** Start **
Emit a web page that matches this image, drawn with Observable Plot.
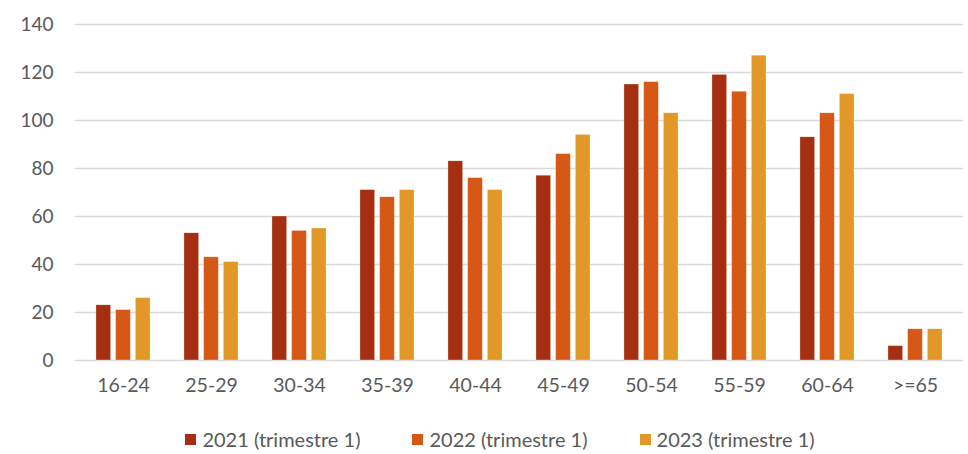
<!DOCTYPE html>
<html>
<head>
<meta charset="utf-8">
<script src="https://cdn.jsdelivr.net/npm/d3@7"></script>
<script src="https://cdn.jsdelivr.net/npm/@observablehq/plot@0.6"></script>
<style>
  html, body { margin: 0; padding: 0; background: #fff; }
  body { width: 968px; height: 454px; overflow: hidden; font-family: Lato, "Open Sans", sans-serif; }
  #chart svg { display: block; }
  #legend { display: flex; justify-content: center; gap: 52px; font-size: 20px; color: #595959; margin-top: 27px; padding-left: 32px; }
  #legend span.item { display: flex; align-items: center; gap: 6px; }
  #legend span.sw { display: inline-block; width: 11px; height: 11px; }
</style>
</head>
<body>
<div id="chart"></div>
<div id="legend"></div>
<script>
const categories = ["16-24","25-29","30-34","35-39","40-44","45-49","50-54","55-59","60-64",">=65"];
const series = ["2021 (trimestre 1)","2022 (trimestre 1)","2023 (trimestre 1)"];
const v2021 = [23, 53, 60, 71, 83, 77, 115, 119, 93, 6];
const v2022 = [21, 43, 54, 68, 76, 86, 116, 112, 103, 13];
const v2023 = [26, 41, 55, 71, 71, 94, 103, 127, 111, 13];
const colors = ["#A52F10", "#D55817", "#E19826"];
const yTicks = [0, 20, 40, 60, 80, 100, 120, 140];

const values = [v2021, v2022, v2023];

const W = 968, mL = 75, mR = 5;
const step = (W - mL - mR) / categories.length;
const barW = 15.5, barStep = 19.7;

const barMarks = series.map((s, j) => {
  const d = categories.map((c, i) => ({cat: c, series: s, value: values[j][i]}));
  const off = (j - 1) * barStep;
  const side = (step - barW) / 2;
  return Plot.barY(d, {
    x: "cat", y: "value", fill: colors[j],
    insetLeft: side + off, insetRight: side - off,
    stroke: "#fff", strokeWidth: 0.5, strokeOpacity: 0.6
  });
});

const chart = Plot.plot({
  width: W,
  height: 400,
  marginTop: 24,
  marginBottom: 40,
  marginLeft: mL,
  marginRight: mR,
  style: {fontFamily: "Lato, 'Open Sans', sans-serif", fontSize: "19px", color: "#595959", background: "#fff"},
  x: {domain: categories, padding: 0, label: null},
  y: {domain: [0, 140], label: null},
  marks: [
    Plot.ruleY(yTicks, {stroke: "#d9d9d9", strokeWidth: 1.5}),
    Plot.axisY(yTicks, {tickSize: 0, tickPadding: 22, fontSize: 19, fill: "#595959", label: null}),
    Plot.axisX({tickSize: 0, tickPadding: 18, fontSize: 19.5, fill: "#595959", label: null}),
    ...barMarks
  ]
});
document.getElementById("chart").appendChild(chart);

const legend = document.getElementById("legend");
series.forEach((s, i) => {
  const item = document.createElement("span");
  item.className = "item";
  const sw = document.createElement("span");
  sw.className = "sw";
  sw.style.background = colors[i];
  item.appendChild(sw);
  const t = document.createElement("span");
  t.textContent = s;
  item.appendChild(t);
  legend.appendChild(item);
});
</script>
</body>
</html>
** End **
◆ WHAT NEEDS TO BE DONE: Reproduce the whole listing above word for word, but not its pictures.

◆ RIGHT ANSWER:
Emit a web page that matches this image, drawn with Observable Plot.
<!DOCTYPE html>
<html>
<head>
<meta charset="utf-8">
<script src="https://cdn.jsdelivr.net/npm/d3@7"></script>
<script src="https://cdn.jsdelivr.net/npm/@observablehq/plot@0.6"></script>
<style>
  html, body { margin: 0; padding: 0; background: #fff; }
  body { width: 968px; height: 454px; overflow: hidden; font-family: Lato, "Open Sans", sans-serif; }
  #chart svg { display: block; }
  #legend { display: flex; justify-content: center; gap: 52px; font-size: 20px; color: #595959; margin-top: 27px; padding-left: 32px; }
  #legend span.item { display: flex; align-items: center; gap: 6px; }
  #legend span.sw { display: inline-block; width: 11px; height: 11px; }
</style>
</head>
<body>
<div id="chart"></div>
<div id="legend"></div>
<script>
const categories = ["16-24","25-29","30-34","35-39","40-44","45-49","50-54","55-59","60-64",">=65"];
const series = ["2021 (trimestre 1)","2022 (trimestre 1)","2023 (trimestre 1)"];
const v2021 = [23, 53, 60, 71, 83, 77, 115, 119, 93, 6];
const v2022 = [21, 43, 54, 68, 76, 86, 116, 112, 103, 13];
const v2023 = [26, 41, 55, 71, 71, 94, 103, 127, 111, 13];
const colors = ["#A52F10", "#D55817", "#E19826"];
const yTicks = [0, 20, 40, 60, 80, 100, 120, 140];

const values = [v2021, v2022, v2023];

const W = 968, mL = 75, mR = 5;
const step = (W - mL - mR) / categories.length;
const barW = 15.5, barStep = 19.7;

const barMarks = series.map((s, j) => {
  const d = categories.map((c, i) => ({cat: c, series: s, value: values[j][i]}));
  const off = (j - 1) * barStep;
  const side = (step - barW) / 2;
  return Plot.barY(d, {
    x: "cat", y: "value", fill: colors[j],
    insetLeft: side + off, insetRight: side - off,
    stroke: "#fff", strokeWidth: 0.5, strokeOpacity: 0.6
  });
});

const chart = Plot.plot({
  width: W,
  height: 400,
  marginTop: 24,
  marginBottom: 40,
  marginLeft: mL,
  marginRight: mR,
  style: {fontFamily: "Lato, 'Open Sans', sans-serif", fontSize: "19px", color: "#595959", background: "#fff"},
  x: {domain: categories, padding: 0, label: null},
  y: {domain: [0, 140], label: null},
  marks: [
    Plot.ruleY(yTicks, {stroke: "#d9d9d9", strokeWidth: 1.5}),
    Plot.axisY(yTicks, {tickSize: 0, tickPadding: 22, fontSize: 19, fill: "#595959", label: null}),
    Plot.axisX({tickSize: 0, tickPadding: 18, fontSize: 19.5, fill: "#595959", label: null}),
    ...barMarks
  ]
});
document.getElementById("chart").appendChild(chart);

const legend = document.getElementById("legend");
series.forEach((s, i) => {
  const item = document.createElement("span");
  item.className = "item";
  const sw = document.createElement("span");
  sw.className = "sw";
  sw.style.background = colors[i];
  item.appendChild(sw);
  const t = document.createElement("span");
  t.textContent = s;
  item.appendChild(t);
  legend.appendChild(item);
});
</script>
</body>
</html>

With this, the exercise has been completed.